# EXERCISE INSTRUCTIONS:
Write out the listing, please, but only from its first line through the line containing "const cbMax = 0.2605;", exactly as given and without pictures.

# DATASET CONTENT:
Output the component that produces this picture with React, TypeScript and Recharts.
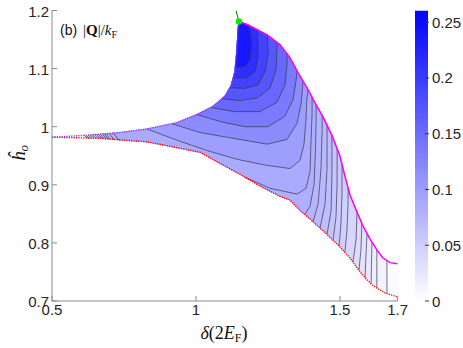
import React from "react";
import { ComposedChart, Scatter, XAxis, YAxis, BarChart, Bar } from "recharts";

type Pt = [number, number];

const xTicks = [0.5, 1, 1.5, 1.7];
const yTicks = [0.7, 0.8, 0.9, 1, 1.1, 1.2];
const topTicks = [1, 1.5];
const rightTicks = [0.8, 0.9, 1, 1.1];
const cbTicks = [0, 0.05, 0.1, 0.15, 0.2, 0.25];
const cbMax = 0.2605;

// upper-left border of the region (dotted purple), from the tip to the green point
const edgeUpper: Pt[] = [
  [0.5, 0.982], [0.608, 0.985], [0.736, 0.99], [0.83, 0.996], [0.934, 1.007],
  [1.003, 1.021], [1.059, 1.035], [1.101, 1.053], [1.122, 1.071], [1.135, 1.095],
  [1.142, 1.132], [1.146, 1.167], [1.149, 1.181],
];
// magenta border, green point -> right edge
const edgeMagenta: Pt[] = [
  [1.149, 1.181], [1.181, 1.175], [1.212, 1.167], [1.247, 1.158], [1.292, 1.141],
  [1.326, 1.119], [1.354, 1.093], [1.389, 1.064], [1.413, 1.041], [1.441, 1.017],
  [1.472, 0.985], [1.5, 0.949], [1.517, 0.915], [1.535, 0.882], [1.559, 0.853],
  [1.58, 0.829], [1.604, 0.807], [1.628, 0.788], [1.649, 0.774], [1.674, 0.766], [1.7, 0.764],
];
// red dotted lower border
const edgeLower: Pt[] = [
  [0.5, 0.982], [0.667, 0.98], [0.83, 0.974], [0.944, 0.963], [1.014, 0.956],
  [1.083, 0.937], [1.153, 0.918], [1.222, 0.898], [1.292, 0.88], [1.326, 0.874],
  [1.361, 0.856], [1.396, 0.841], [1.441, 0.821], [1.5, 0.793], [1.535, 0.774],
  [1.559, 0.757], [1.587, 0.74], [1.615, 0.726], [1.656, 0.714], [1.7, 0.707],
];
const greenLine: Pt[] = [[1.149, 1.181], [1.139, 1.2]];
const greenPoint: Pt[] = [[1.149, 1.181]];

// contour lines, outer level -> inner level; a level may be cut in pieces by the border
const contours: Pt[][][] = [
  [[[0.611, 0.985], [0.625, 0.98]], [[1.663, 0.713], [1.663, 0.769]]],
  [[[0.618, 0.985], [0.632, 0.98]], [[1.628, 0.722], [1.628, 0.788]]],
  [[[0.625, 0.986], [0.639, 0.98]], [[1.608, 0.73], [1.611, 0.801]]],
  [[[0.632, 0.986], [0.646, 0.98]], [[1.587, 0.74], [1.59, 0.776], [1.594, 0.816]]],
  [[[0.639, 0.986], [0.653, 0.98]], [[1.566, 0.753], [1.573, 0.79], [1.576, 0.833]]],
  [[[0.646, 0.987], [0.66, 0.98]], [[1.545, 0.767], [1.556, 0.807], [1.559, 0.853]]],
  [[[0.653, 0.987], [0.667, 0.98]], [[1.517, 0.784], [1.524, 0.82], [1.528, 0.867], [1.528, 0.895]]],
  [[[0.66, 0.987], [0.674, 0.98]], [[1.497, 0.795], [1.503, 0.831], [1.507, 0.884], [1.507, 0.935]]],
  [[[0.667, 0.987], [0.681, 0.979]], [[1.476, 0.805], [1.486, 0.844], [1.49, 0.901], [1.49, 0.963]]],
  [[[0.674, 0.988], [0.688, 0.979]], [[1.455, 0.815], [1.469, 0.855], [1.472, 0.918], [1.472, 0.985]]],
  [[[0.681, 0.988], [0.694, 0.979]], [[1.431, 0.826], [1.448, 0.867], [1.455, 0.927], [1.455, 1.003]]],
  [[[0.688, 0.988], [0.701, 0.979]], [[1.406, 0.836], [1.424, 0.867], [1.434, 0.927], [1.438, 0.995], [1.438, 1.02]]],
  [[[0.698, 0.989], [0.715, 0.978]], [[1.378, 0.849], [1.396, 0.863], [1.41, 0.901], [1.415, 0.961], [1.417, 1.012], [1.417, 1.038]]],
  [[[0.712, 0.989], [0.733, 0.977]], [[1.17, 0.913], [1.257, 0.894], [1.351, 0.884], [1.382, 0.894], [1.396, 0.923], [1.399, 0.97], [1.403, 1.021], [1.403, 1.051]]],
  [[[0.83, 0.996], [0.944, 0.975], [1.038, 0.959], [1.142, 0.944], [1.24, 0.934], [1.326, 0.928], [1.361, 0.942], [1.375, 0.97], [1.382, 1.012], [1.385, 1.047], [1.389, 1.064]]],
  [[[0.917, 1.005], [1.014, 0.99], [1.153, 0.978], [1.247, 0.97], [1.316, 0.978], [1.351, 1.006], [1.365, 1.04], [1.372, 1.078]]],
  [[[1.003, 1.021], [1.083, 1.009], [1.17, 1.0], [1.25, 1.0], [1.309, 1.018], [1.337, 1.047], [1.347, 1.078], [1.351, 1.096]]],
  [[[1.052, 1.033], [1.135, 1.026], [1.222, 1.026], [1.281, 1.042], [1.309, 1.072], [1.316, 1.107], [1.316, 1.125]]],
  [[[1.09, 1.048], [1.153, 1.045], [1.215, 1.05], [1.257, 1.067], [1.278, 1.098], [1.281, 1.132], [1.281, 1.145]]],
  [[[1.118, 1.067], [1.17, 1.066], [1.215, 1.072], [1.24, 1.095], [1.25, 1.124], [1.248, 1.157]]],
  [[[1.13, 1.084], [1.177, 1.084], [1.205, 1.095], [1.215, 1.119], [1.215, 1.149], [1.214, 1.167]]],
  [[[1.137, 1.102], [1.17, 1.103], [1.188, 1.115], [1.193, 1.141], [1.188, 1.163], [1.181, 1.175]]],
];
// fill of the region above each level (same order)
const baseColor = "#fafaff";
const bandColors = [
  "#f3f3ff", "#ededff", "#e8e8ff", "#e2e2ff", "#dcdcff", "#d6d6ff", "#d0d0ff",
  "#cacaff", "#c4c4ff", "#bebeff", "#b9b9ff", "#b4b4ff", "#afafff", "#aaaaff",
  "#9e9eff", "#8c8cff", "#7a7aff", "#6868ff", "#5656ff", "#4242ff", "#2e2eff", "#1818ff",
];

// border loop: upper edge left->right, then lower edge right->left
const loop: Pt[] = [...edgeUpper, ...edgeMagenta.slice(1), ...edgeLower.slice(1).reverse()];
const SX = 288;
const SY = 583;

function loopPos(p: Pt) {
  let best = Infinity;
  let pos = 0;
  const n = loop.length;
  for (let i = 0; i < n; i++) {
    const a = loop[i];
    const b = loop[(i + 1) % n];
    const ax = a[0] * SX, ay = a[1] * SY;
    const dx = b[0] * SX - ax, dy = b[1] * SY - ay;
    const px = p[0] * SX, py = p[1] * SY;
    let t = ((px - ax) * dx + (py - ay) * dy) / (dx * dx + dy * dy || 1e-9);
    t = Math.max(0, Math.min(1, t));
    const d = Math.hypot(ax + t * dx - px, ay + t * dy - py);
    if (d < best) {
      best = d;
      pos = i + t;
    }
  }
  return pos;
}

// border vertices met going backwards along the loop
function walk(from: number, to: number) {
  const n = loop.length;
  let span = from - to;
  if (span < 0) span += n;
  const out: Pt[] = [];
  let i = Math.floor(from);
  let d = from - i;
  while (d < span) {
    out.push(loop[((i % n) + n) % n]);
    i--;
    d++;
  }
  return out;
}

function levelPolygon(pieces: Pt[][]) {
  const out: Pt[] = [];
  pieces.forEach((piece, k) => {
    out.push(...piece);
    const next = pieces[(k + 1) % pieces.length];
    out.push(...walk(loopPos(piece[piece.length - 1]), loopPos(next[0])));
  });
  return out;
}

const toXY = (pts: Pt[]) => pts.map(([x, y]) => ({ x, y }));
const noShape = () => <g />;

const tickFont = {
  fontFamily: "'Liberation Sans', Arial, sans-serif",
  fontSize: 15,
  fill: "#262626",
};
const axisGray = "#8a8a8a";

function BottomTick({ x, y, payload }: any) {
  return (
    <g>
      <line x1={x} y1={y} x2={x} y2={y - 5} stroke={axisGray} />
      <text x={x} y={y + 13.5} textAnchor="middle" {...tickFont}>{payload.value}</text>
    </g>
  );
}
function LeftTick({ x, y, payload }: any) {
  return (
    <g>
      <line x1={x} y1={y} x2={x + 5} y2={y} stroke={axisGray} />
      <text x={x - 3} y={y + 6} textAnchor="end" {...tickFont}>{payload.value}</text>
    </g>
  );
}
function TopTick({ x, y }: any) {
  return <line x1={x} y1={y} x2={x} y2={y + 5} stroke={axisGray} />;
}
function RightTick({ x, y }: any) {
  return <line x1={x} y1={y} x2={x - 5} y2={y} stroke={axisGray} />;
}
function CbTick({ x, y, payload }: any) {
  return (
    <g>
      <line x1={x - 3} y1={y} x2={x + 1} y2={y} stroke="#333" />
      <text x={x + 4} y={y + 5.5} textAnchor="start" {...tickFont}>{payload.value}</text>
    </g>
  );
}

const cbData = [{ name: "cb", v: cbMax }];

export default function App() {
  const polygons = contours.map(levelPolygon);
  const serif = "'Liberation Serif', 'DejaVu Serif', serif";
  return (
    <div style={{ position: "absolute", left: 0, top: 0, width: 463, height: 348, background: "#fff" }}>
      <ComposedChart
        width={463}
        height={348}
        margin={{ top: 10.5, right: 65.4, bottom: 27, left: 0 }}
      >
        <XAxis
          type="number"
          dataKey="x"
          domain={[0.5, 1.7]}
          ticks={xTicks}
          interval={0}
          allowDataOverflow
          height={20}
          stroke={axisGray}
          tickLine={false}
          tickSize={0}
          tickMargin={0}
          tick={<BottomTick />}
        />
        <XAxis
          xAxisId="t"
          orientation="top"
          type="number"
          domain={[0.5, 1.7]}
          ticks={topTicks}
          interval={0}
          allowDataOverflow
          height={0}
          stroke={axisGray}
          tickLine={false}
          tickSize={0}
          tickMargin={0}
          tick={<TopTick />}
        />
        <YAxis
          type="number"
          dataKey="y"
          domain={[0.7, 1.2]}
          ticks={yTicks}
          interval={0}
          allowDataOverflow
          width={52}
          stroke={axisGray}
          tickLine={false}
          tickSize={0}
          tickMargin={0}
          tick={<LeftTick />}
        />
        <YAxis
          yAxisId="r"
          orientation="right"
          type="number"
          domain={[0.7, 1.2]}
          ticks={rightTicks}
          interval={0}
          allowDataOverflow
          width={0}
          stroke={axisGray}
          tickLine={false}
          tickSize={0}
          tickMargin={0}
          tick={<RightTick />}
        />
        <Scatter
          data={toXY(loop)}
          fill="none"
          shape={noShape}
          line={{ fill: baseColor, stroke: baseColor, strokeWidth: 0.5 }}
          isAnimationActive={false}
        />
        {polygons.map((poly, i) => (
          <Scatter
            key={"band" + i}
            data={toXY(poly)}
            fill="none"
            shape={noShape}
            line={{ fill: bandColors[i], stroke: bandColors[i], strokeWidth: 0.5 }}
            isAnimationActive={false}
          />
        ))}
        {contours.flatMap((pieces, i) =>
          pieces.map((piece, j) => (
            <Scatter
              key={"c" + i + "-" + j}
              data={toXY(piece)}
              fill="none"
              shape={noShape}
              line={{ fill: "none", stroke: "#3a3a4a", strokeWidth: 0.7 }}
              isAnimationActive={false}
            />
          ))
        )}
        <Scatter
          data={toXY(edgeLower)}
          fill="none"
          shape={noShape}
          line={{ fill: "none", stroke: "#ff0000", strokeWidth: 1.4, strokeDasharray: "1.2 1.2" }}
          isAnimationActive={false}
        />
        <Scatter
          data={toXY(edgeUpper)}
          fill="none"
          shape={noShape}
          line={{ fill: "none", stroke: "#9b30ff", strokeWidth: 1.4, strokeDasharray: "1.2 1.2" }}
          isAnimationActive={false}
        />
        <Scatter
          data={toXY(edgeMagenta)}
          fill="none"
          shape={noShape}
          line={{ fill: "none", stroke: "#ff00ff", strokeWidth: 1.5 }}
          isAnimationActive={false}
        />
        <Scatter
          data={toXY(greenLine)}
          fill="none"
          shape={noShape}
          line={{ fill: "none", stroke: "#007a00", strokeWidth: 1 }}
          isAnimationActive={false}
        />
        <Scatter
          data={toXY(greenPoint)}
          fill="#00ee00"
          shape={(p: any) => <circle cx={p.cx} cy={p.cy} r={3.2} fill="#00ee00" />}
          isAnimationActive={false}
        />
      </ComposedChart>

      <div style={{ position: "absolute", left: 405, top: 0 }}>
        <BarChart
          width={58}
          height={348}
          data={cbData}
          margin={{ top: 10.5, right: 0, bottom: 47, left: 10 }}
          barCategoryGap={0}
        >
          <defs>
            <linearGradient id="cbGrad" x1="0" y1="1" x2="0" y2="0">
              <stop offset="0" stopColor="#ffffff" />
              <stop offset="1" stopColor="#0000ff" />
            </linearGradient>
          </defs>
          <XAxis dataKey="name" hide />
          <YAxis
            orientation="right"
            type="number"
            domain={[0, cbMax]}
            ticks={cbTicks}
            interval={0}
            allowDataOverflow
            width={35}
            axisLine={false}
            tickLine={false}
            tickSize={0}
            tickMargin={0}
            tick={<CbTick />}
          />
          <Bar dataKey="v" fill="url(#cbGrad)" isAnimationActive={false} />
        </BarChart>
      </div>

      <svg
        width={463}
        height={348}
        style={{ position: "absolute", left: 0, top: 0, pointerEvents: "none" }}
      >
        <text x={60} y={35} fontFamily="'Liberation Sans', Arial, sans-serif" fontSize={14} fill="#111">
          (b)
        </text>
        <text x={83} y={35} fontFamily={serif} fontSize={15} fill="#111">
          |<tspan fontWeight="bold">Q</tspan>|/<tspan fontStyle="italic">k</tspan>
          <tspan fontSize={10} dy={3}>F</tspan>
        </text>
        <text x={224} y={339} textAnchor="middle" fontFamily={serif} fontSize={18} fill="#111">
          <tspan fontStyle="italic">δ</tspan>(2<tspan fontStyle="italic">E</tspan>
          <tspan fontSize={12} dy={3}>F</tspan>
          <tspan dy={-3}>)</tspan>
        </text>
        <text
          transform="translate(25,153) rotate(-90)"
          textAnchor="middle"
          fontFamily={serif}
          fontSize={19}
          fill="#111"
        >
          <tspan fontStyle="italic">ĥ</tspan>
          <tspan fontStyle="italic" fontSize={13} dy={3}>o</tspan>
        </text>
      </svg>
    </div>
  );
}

# FINAL RESULT:
Output the component that produces this picture with React, TypeScript and Recharts.
import React from "react";
import { ComposedChart, Scatter, XAxis, YAxis, BarChart, Bar } from "recharts";

type Pt = [number, number];

const xTicks = [0.5, 1, 1.5, 1.7];
const yTicks = [0.7, 0.8, 0.9, 1, 1.1, 1.2];
const topTicks = [1, 1.5];
const rightTicks = [0.8, 0.9, 1, 1.1];
const cbTicks = [0, 0.05, 0.1, 0.15, 0.2, 0.25];
const cbMax = 0.2605;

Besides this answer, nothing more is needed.